# Brief:
Both boundary lines count: repeat, exactly and alone, the lines from the one containing "Write the Plotly code for this chart." to the one containing "width=0.4, showlegend=False))", with pictures left out.
─── Dataset records ───
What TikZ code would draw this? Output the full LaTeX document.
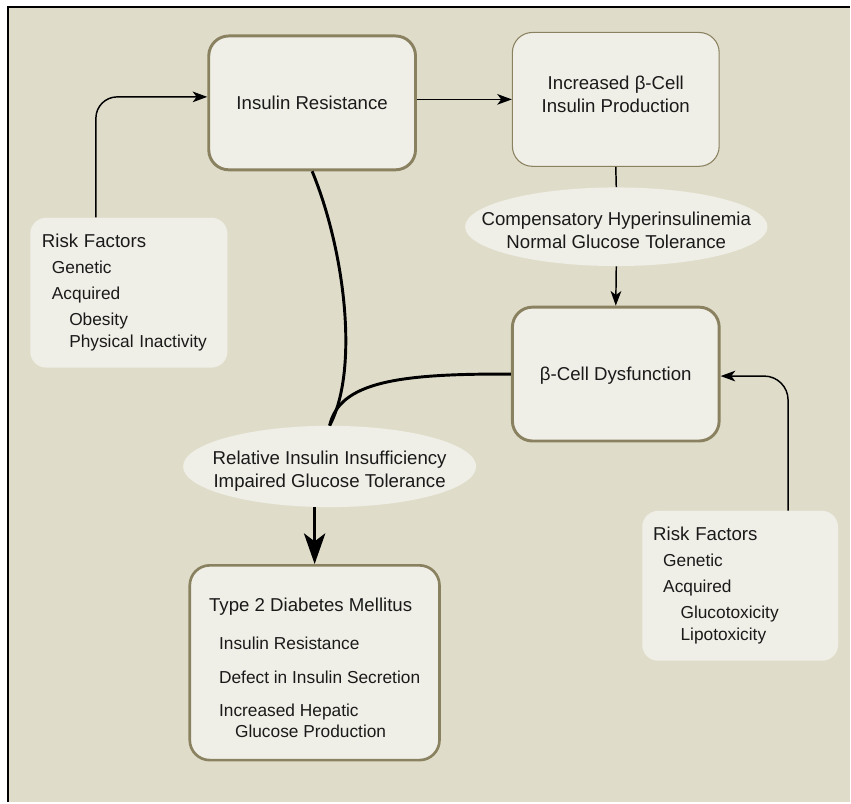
\documentclass[tikz,border=0pt]{standalone}
\usepackage{fontspec}
\setmainfont{Liberation Sans}
\usetikzlibrary{arrows.meta,shapes.geometric}
\definecolor{bgbeige}{HTML}{DFDDCA}
\definecolor{boxfill}{HTML}{F0EFE7}
\definecolor{boxline}{HTML}{8A8160}
\definecolor{inktext}{HTML}{1A1A1A}
\newcommand{\indA}{\hspace*{7.5pt}}
\newcommand{\indB}{\hspace*{20.5pt}}

\begin{document}
\begin{tikzpicture}[x=0.75pt, y=-0.75pt,
  stage/.style={draw=boxline, fill=boxfill, rounded corners=15pt, line width=2.2pt,
    minimum width=155.25pt, minimum height=100.5pt, align=center, text=inktext,
    font=\fontsize{14}{17.25}\selectfont},
  riskbox/.style={fill=boxfill, rounded corners=12pt, minimum width=148pt,
    minimum height=112.5pt, text width=130.5pt, align=left, text=inktext,
    font=\fontsize{13}{16.5}\selectfont},
  bubble/.style={ellipse, fill=boxfill, inner sep=0pt},
  bubbletext/.style={align=center, text=inktext, font=\fontsize{14}{17.25}\selectfont},
  flow/.style={line width=1.1pt, -{Stealth[length=11pt, width=8pt, inset=3pt]}},
  thickflow/.style={line width=2.2pt}
]
% page and frame
\fill[white] (0,0) rectangle (851,803);
\fill[bgbeige] (8,7) rectangle (851,803);
\draw[line width=1.5pt] (8,803) -- (8,7) -- (851,7);
\useasboundingbox (0,0) rectangle (851,803);

% boxes
\node[stage] (IR) at (312.5,103) {Insulin Resistance};
\node[stage, line width=0.8pt] (BP) at (616.5,99.5)
  {Increased β-Cell\\Insulin Production\rule[-8pt]{0pt}{1pt}};
\node[stage] (BD) at (616.5,374.5) {\rule{0pt}{12pt}β-Cell Dysfunction};
\node[stage, line width=2pt, minimum width=187.5pt, minimum height=146.25pt, align=left,
  font=\fontsize{13}{15.75}\selectfont] (T2) at (315,663.5)
  {{\fontsize{14}{15.75}\selectfont\rule{0pt}{18pt}Type 2 Diabetes Mellitus}\\[12.5pt]
   \indA Insulin Resistance\\[10.5pt]
   \indA Defect in Insulin Secretion\\[9pt]
   \indA Increased Hepatic\\
   \indA\hspace*{12pt}Glucose Production};

% ellipses
\node[bubble, minimum width=227pt, minimum height=59pt,
  label={[bubbletext, yshift=-3pt]center:Compensatory Hyperinsulinemia\\Normal Glucose Tolerance}] (CH) at (617,227) {};
\node[bubble, minimum width=220pt, minimum height=61pt,
  label={[bubbletext, yshift=-3.75pt]center:Relative Insulin Insufficiency\\Impaired Glucose Tolerance}] (RI) at (330,467) {};

% risk factors
\node[riskbox] (RF1) at (129,293)
  {{\fontsize{14}{16.5}\selectfont Risk Factors}\\[3pt]
   \indA Genetic\\[3pt]
   \indA Acquired\\[3pt]
   \indB Obesity\\
   \indB Physical Inactivity};
\node[riskbox, minimum width=147pt] (RF2) at (741,586.5)
  {{\fontsize{14}{16.5}\selectfont Risk Factors}\\[3pt]
   \indA Genetic\\[3pt]
   \indA Acquired\\[3pt]
   \indB Glucotoxicity\\
   \indB Lipotoxicity};

% connectors
\draw[flow, rounded corners=16pt] ([xshift=-24.75pt]RF1.north) |- ([yshift=4.5pt]IR.west);
\draw[flow] (IR.east |- BP.west) -- (BP.west);
\draw[line width=1.1pt] (BP.south) -- (CH.north);
\draw[flow] (CH.south) -- (BD.north);
\draw[flow, rounded corners=18pt] ([xshift=36pt]RF2.north) |- ([yshift=-1.5pt]BD.east);
\draw[thickflow] (IR.south) .. controls (345,250) and (360,370) .. (RI.north);
\draw[thickflow] (BD.west) .. controls (400,374) and (340,382) .. (RI.north);
\draw[thickflow, -{Stealth[length=23pt, width=16pt, inset=6pt]}] (T2.north |- RI.south) -- (T2.north);
\end{tikzpicture}
\end{document}
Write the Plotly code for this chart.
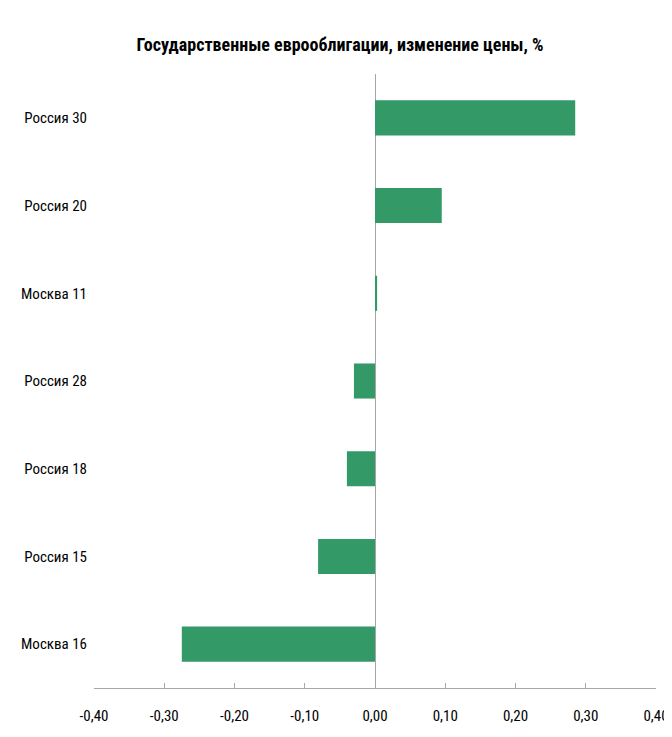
import plotly.graph_objects as go

# данные
bonds = ['Россия 30', 'Россия 20', 'Москва 11', 'Россия 28', 'Россия 18', 'Россия 15', 'Москва 16']
price_change = [0.285, 0.095, 0.003, -0.030, -0.040, -0.081, -0.275]
tick_vals = [-0.4, -0.3, -0.2, -0.1, 0.0, 0.1, 0.2, 0.3, 0.4]
tick_text = ['-0,40', '-0,30', '-0,20', '-0,10', '0,00', '0,10', '0,20', '0,30', '0,40']

font_name = 'Liberation Sans Narrow, Roboto Condensed, Liberation Sans, sans-serif'

# страница сдвигает фигуру на 8px (margin у body), поэтому всё на 8px меньше
fig = go.Figure()
fig.add_trace(go.Bar(x=price_change, y=bonds, orientation='h',
                     marker=dict(color='#339966', line=dict(width=0)),
                     width=0.4, showlegend=False))

fig.update_layout(
    width=664, height=729,
    margin=dict(l=86, r=16, t=66, b=49, autoexpand=False),
    paper_bgcolor='white', plot_bgcolor='white',
    font=dict(family=font_name, size=15, color='black'),
    title=dict(text='<b>Государственные еврооблигации, изменение цены, %</b>',
               x=0.5, xanchor='center', y=0.95, yanchor='middle',
               font=dict(family=font_name, size=18, color='black')),
    xaxis=dict(range=[-0.4, 0.4], tickvals=tick_vals, ticktext=tick_text,
               showgrid=False, zeroline=True, zerolinecolor='#a6a6a6', zerolinewidth=1,
               showline=True, linecolor='#a6a6a6', linewidth=1,
               ticks='inside', ticklen=5, tickcolor='#a6a6a6', automargin=False,
               tickfont=dict(size=15), ticklabelstandoff=14),
    yaxis=dict(categoryorder='array', categoryarray=bonds[::-1],
               showgrid=False, showline=False, ticks='', automargin=False,
               tickfont=dict(size=15), ticklabelstandoff=6),
    bargap=0.6,
)

fig.write_html('out.html')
───
# Result:
Write the Plotly code for this chart.
import plotly.graph_objects as go

# данные
bonds = ['Россия 30', 'Россия 20', 'Москва 11', 'Россия 28', 'Россия 18', 'Россия 15', 'Москва 16']
price_change = [0.285, 0.095, 0.003, -0.030, -0.040, -0.081, -0.275]
tick_vals = [-0.4, -0.3, -0.2, -0.1, 0.0, 0.1, 0.2, 0.3, 0.4]
tick_text = ['-0,40', '-0,30', '-0,20', '-0,10', '0,00', '0,10', '0,20', '0,30', '0,40']

font_name = 'Liberation Sans Narrow, Roboto Condensed, Liberation Sans, sans-serif'

# страница сдвигает фигуру на 8px (margin у body), поэтому всё на 8px меньше
fig = go.Figure()
fig.add_trace(go.Bar(x=price_change, y=bonds, orientation='h',
                     marker=dict(color='#339966', line=dict(width=0)),
                     width=0.4, showlegend=False))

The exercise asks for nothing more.